By: Joy L. Hall & Michael L. Iannitti
Congress created the Paycheck Protection Program (PPP) as part of the Coronavirus Aid, Relief, and Economic Security (CARES) Act. The purpose of the PPP is to provide loans on favorable terms to small businesses to cover payroll and certain other costs. PPP loans are subject to forgiveness to the extent that a borrower uses PPP funds for payroll costs and certain mortgage interest, rent and utility obligations during the 8 week period following loan disbursement.
At least 75% of PPP loan proceeds must be used for payroll costs only. Additionally, the amount subject to forgiveness is reduced based on any reductions in employees or payroll during this 8 week period. The CARES Act also excludes any amount of loan forgiveness from gross income. Therefore, borrowers will not recognize cancellation of debt income for the amount forgiven.
The IRS has issued recent guidance that disallows a deduction for any expenses attributable to forgiven PPP loans. Payroll costs, rent, utilities and mortgage interest are generally deductible as typical trade or business expenses. However, the tax code prohibits a deduction for any expenses allocable to tax exempt income.
The IRS has concluded that any PPP loan proceeds that are forgiven qualify as a “class of exempt income,” and any allocable deductions are disallowed.
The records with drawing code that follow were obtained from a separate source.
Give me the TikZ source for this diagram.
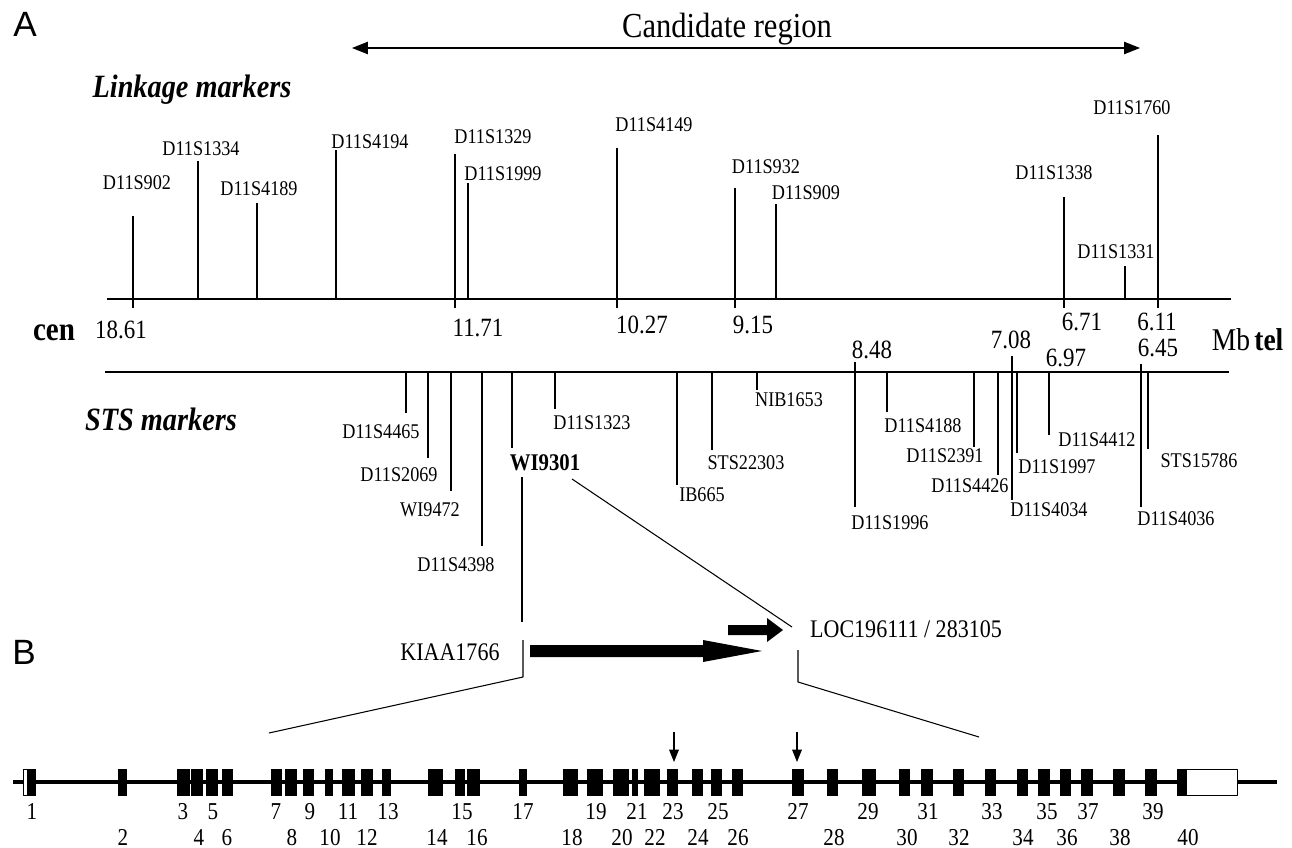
\documentclass[tikz,border=0pt]{standalone}
\usepackage{fontspec}
\setmainfont{Liberation Serif}[FakeStretch=0.87]
\newfontfamily\panelfont{Liberation Sans}
\usetikzlibrary{arrows.meta}

\begin{document}
\begin{tikzpicture}[x={(0.02cm,0cm)}, y={(0cm,-0.02cm)}, line join=round,
    mkline/.style={line width=0.6pt},
    mklbl/.style={inner sep=0pt, font=\fontsize{11.9}{13}\selectfont},
    mbpos/.style={inner sep=0pt, font=\fontsize{15}{17}\selectfont},
    hdr/.style={inner sep=0pt, anchor=base, font=\fontsize{18.5}{21}\selectfont\bfseries\itshape},
    exnum/.style={inner sep=0pt, anchor=base, font=\fontsize{13.8}{15}\selectfont},
    genelbl/.style={inner sep=0pt, font=\fontsize{14.4}{16}\selectfont},
    panel/.style={inner sep=0pt, font=\panelfont\fontsize{20}{22}\selectfont}]
  \useasboundingbox (0,0) rectangle (1292,848);
  \def\LB{299}  % linkage baseline
  \def\SB{372}  % STS baseline
  \def\EY{782}  % exon line

  % Panel letters
  \node[panel] (pA) at (25,24) {A};
  \node[panel] (pB) at (24,652) {B};

  % Candidate region
  \coordinate (candL) at (352,48);
  \coordinate (candR) at (1140,48);
  \draw[line width=0.7pt, {Triangle[length=9pt,width=7pt]}-{Triangle[length=9pt,width=7pt]}]
    (candL) -- (candR);
  \node[inner sep=0pt, anchor=base, font=\fontsize{20}{22}\selectfont] (cand) at (727,38)
    {Candidate region};

  % Linkage markers
  \node[hdr] (lkhdr) at (192,98) {Linkage markers};
  \draw[line width=0.8pt] (107,\LB) -- (1231,\LB);
  % line x / top / label x / label y / name
  \foreach \xx/\tp/\lx/\ly/\lbl in {
      133/216/137/183/D11S902,
      198/161/201/149/D11S1334,
      257/203/259/189/D11S4189,
      336/150/370/142/D11S4194,
      455/154/493/137/D11S1329,
      468/183/503/174/D11S1999,
      617/148/654/125/D11S4149,
      735/188/766/167/D11S932,
      776/204/806/193/D11S909,
      1064/197/1054/173/D11S1338,
      1125/266/1116/252/D11S1331,
      1158/135/1132/108/D11S1760}{
    \draw[mkline] (\xx,\LB) -- (\xx,\tp);
    \node[mklbl] (lk-\lbl) at (\lx,\ly) {\lbl};
  }
  % Ticks with positions (Mb)
  \foreach \xx/\nx/\ny/\mb [count=\i] in {
      133/121/330/18.61, 455/478/328/11.71, 617/642/325/10.27,
      735/753/325/9.15, 1064/1082/322/6.71, 1158/1157/322/6.11}{
    \draw[mkline] (\xx,\LB) -- (\xx,308);
    \node[mbpos] (lkmb\i) at (\nx,\ny) {\mb};
  }

  % Axis ends
  \node[inner sep=0pt, font=\fontsize{19}{21}\selectfont\bfseries] (cen) at (54,333) {cen};
  \node[inner sep=0pt, font=\fontsize{18}{20}\selectfont] (mb) at (1231,340) {Mb};
  \node[inner sep=0pt, font=\fontsize{18}{20}\selectfont\bfseries, right=2pt] (tel) at (mb.east) {tel};

  % STS markers
  \node[hdr] (stshdr) at (161,430) {STS markers};
  \draw[line width=0.8pt] (105,\SB) -- (1229,\SB);
  % line x / start / end / label x / label y / name
  \foreach \xx/\st/\bt/\lx/\ly/\lbl in {
      406/\SB/413/381/432/D11S4465,
      428/\SB/458/399/475/D11S2069,
      451/\SB/491/430/510/WI9472,
      482/\SB/546/456/565/D11S4398,
      512/\SB/448/0/0/,
      555/\SB/409/592/423/D11S1323,
      677/\SB/485/702/495/IB665,
      712/\SB/450/746/463/STS22303,
      757/\SB/390/789/400/NIB1653,
      855/362/507/890/523/D11S1996,
      887/\SB/412/923/426/D11S4188,
      974/\SB/447/945/456/D11S2391,
      998/\SB/475/970/486/D11S4426,
      1012/356/500/1049/510/D11S4034,
      1017/\SB/453/1057/467/D11S1997,
      1049/\SB/435/1097/440/D11S4412,
      1141/364/507/1176/519/D11S4036,
      1148/\SB/449/1199/461/STS15786}{
    \draw[mkline] (\xx,\st) -- (\xx,\bt);
    \node[mklbl] (sts-\xx) at (\lx,\ly) {\lbl};
  }
  \foreach \nx/\ny/\mb [count=\i] in {872/350/8.48, 1011/340/7.08, 1066/358/6.97, 1158/348/6.45}
    \node[mbpos] (stsmb\i) at (\nx,\ny) {\mb};
  \node[mklbl, font=\fontsize{13.6}{15}\selectfont\bfseries] (wi) at (545,463) {WI9301};

  % Zoom lines from WI9301
  \coordinate (wiL) at (522,477);
  \coordinate (wiR) at (572,479);
  \coordinate (kiaTop) at (522,622);
  \coordinate (locTop) at (792,627);
  \draw[mkline] (wiL) -- (kiaTop);
  \draw[mkline] (wiR) -- (locTop);

  % Genes
  \node[genelbl] (kiaa) at (450,652) {KIAA1766};
  \node[genelbl, anchor=base] (loc) at (906,637) {LOC196111 / 283105};
  \fill (530,645) -- (703,645) -- (703,640) -- (762,651) -- (703,662) -- (703,657) -- (530,657) -- cycle;
  \fill (728,625) -- (767,625) -- (767,618) -- (783,630) -- (767,642) -- (767,635) -- (728,635) -- cycle;

  % Brackets to exon map
  \coordinate (kiaB) at (523,640);
  \coordinate (locB) at (798,650);
  \draw[mkline] (kiaB) -- (523,677) -- (269,733);
  \draw[mkline] (locB) -- (798,682) -- (979,737);

  % Exon map
  \draw[line width=2.6pt] (13,\EY) -- (1277,\EY);
  % left / right / label x
  \foreach \l/\r/\lx [count=\n] in {
      23/36/32, 118/127/123, 177/190/183, 191/203/199, 206/218/213,
      222/233/227, 271/282/276, 285/297/292, 303/314/310, 325/333/330,
      342/355/348, 361/373/367, 382/391/388, 428/443/437, 455/465/462,
      467/480/477, 519/527/523, 563/578/572, 587/603/596, 613/629/622,
      632/638/637, 644/660/655, 667/678/673, 692/703/698, 711/722/718,
      732/743/738, 792/804/798, 827/838/834, 862/876/868, 899/910/907,
      921/933/928, 953/964/959, 985/996/992, 1017/1028/1023, 1038/1050/1047,
      1060/1071/1067, 1081/1093/1088, 1113/1125/1120, 1145/1157/1153, 1177/1238/1188}{
    \fill (\l,769) rectangle (\r,796);
    \pgfmathsetmacro\ey{mod(\n,2)==1 ? 819 : 845}
    \node[exnum] (ex\n) at (\lx,\ey) {\n};
  }
  % Untranslated parts
  \filldraw[fill=white, line width=0.6pt] (23.3,769.3) rectangle (28,795.7);
  \filldraw[fill=white, line width=0.6pt] (1186,769.3) rectangle (1237.7,795.7);

  % Mutations
  \foreach \xx in {674,797}
    \draw[mkline, -{Triangle[length=7pt,width=5.5pt]}] (\xx,732) -- (\xx,762);
\end{tikzpicture}
\end{document}
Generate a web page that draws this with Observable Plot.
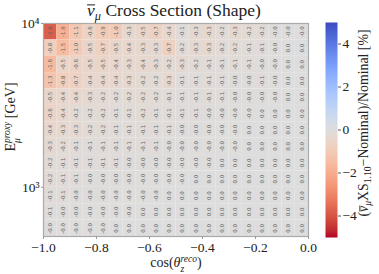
<!DOCTYPE html>
<html><head><meta charset="utf-8">
<script src="https://cdn.jsdelivr.net/npm/d3@7"></script>
<script src="https://cdn.jsdelivr.net/npm/@observablehq/plot@0.6"></script>
<style>
body{margin:0;background:#fff;}
#wrap{position:relative;width:379px;height:274px;font-family:"Liberation Serif",serif;overflow:hidden;color:#222}
#wrap svg{position:absolute;top:0}
.lbl{position:absolute;white-space:nowrap;line-height:1.1}
.ss{display:inline-flex;flex-direction:column;vertical-align:0.5em;font-size:0.68em;line-height:1.05;text-align:left}
sub{font-size:0.7em;vertical-align:-0.3em;line-height:0}
i{font-style:italic}
.bar{display:inline-block;border-top:1.2px solid #222;line-height:0.62em;padding-top:0.5px}
</style></head><body><div id="wrap"></div>
<script>
// cos(theta_z^reco) bin edges
const cosEdges = [-1.0,-0.95,-0.9,-0.85,-0.8,-0.75,-0.7,-0.65,-0.6,-0.55,-0.5,-0.45,-0.4,-0.35,-0.3,-0.25,-0.2,-0.15,-0.1,-0.05,0.0];
// E_mu^proxy bin edges [GeV] (log-spaced)
const energyEdges = [501.2,631.0,794.3,1000,1258.9,1584.9,1995.3,2511.9,3162.3,3981.1,5011.9,6309.6,7943.3,10000];
// percent change, rows from highest energy bin (top) to lowest (bottom)
const pctChange = [
  [-3.8,-1.9,-1.1,-0.6,-0.9,-1.0,-0.3,-0.5,-0.7,-0.4,-0.1,-0.3,-0.3,-0.2,-0.3,-0.2,-0.2,-0.04,-0.03,-0.02],
  [-0.8,-1.5,-1.0,-0.5,-0.7,-0.5,-0.4,-0.3,-0.3,-0.7,-0.2,-0.3,-0.3,-0.2,-0.2,-0.1,-0.1,-0.03,0.01,0.02],
  [-1.6,-0.5,-0.6,-0.5,-0.5,-0.4,-0.3,-0.4,-0.3,-0.2,-0.3,-0.2,-0.1,-0.1,-0.1,-0.1,-0.04,-0.03,0.01,0.01],
  [-1.3,-0.8,-0.7,-0.4,-0.4,-0.4,-0.3,-0.2,-0.2,-0.3,-0.1,-0.1,-0.1,-0.1,-0.04,-0.04,-0.1,-0.03,0.01,0.01],
  [-0.5,-0.4,-0.4,-0.3,-0.2,-0.2,-0.2,-0.2,-0.2,-0.1,-0.1,-0.1,-0.1,-0.1,-0.04,-0.04,-0.04,-0.03,0.01,0.01],
  [-0.6,-0.4,-0.2,-0.2,-0.2,-0.1,-0.1,-0.2,-0.1,-0.1,-0.1,-0.1,-0.04,-0.04,-0.03,-0.03,0.01,0.01,0.01,0.01],
  [-0.4,-0.3,-0.3,-0.2,-0.2,-0.1,-0.1,-0.1,-0.1,-0.1,-0.04,-0.04,-0.03,-0.03,-0.03,0.01,0.01,0.01,0.01,0.01],
  [-0.3,-0.2,-0.1,-0.1,-0.1,-0.1,-0.1,-0.1,-0.1,-0.04,-0.04,-0.03,-0.03,-0.03,-0.02,0.01,0.01,0.01,0.01,0.01],
  [-0.2,-0.1,-0.1,-0.1,-0.1,-0.1,-0.04,-0.04,-0.04,-0.04,-0.03,-0.03,-0.02,0.01,0.01,0.01,0.01,0.01,0.01,0.01],
  [-0.2,-0.1,-0.1,-0.04,-0.04,-0.04,-0.04,-0.03,-0.03,-0.03,-0.02,0.01,0.01,0.01,0.01,0.01,0.01,0.01,0.01,0.01],
  [-0.1,-0.1,-0.04,-0.04,-0.04,-0.03,-0.03,-0.02,-0.02,0.01,0.01,0.01,0.01,0.01,0.01,0.01,0.01,0.01,0.01,0.01],
  [-0.1,-0.04,-0.04,-0.03,-0.03,-0.03,-0.02,0.01,0.01,0.01,0.01,0.01,0.01,0.01,0.01,0.01,0.01,0.01,0.01,0.01],
  [-0.04,-0.03,-0.03,-0.02,-0.02,0.01,0.01,0.01,0.01,0.01,0.01,0.01,0.01,0.01,0.01,0.01,0.01,0.01,0.01,0.01]
];
const xTicks = [-1.0,-0.8,-0.6,-0.4,-0.2,0.0];
const yTicks = [1000,10000];
const yTickLabels = ["10³","10⁴"];
const cbTicks = [-4,-2,0,2,4];
// coolwarm (reversed: red for negative, blue for positive)
const coolwarmR = ["#b40426","#c0282f","#cb3e38","#d55042","#de604d","#e57058","#ec7f63","#f18d6f","#f49a7b","#f7a688","#f7b194","#f7bba0","#f5c4ad","#f1ccb8","#ecd3c5","#e5d8d1","#dddddd","#d5dbe6","#ccd9ee","#c2d5f4","#b8d0f9","#aec9fd","#a3c2ff","#98b9ff","#8db0fe","#82a6fb","#779af7","#6c8ff1","#6282ea","#5875e1","#4d68d7","#445acc","#3b4cc0"];

const rows = energyEdges.length - 1;
const cells = [];
pctChange.forEach((row, r) => row.forEach((v, c) => {
  const k = rows - 1 - r;
  cells.push({x1: cosEdges[c], x2: cosEdges[c+1], y1: energyEdges[k], y2: energyEdges[k+1], v});
}));
const colorOpt = {type: "linear", domain: [-5, 5], interpolate: d3.piecewise(d3.interpolateRgb, coolwarmR)};
const fmt = d3.format(".1f");

const main = Plot.plot({
  width: 379, height: 274,
  marginLeft: 43, marginRight: 71, marginTop: 23, marginBottom: 38,
  style: {fontFamily: "Liberation Serif", fontSize: "13.5px", color: "#222", background: "transparent", overflow: "visible"},
  x: {domain: [cosEdges[0], cosEdges[cosEdges.length-1]]},
  y: {type: "log", domain: [energyEdges[0], energyEdges[rows]]},
  color: colorOpt,
  marks: [
    Plot.rect(cells, {x1: "x1", x2: "x2", y1: "y1", y2: "y2", fill: "v"}),
    Plot.text(cells, {x: d => (d.x1 + d.x2) / 2, y: d => Math.sqrt(d.y1 * d.y2), text: d => d.v.toFixed(1), rotate: -90, fontSize: 5.5, fill: "#666", fontFamily: "DejaVu Sans"}),
    Plot.frame({stroke: "#aaa", strokeWidth: 1.2}),
    Plot.axisX({ticks: xTicks, tickFormat: fmt, tickSize: 3, tickPadding: 3, stroke: "#999", label: null}),
    Plot.axisY({ticks: yTicks, tickFormat: d => yTickLabels[yTicks.indexOf(d)], tickSize: 2, tickPadding: 2, stroke: "#999", label: null})
  ]
});

const cb = Plot.plot({
  width: 54, height: 274,
  marginLeft: 0, marginRight: 42, marginTop: 22, marginBottom: 37,
  style: {fontFamily: "Liberation Serif", fontSize: "13.5px", color: "#222", background: "transparent", overflow: "visible"},
  x: {domain: [0, 1], axis: null},
  y: {domain: [-5, 5]},
  color: colorOpt,
  marks: [
    Plot.raster({fill: (x, y) => y, x1: 0, x2: 1, y1: -5, y2: 5, width: 1, height: 256, imageRendering: "auto"}),
    Plot.axisY({anchor: "right", ticks: cbTicks, tickFormat: d3.format("d"), tickSize: 3, tickPadding: 2, stroke: "#555", label: null})
  ]
});

const wrap = document.getElementById("wrap");
main.style.left = "0px";
cb.style.left = "325px";
wrap.appendChild(main);
wrap.appendChild(cb);

function addLabel(html, x, y, size, rotate) {
  const d = document.createElement("div");
  d.className = "lbl";
  d.innerHTML = html;
  d.style.left = x + "px";
  d.style.top = y + "px";
  d.style.fontSize = size + "px";
  d.style.transform = "translate(-50%,-50%)" + (rotate ? " rotate(-90deg)" : "");
  wrap.appendChild(d);
}
addLabel('<span class="bar"><i>ν</i></span><sub><i>μ</i></sub> Cross Section (Shape)', 174, 11, 17.5, false);
addLabel('cos(<i>θ</i><span class="ss"><i>reco</i><i>z</i></span>)', 176, 264, 14, false);
addLabel('E<span class="ss"><i>proxy</i><i>μ</i></span> [GeV]', 12, 117, 14, true);
addLabel('(<span class="bar"><i>ν</i></span><sub><i>μ</i></sub>XS<sub>1.10</sub>−Nominal)/Nominal [%]', 364, 123, 13.8, true);
</script></body></html>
The IRS has found a sufficient connection between the forgiven loan proceeds and the otherwise deductible PPP expenses to prohibit a deduction.
As a result of the IRS’ guidance, borrowers may not deduct payroll costs or other eligible expenses to the extent these expenses were paid with forgiven PPP loan proceeds. Any expenses paid for with PPP loan proceeds that are not forgiven may still be deducted in the ordinary course of business.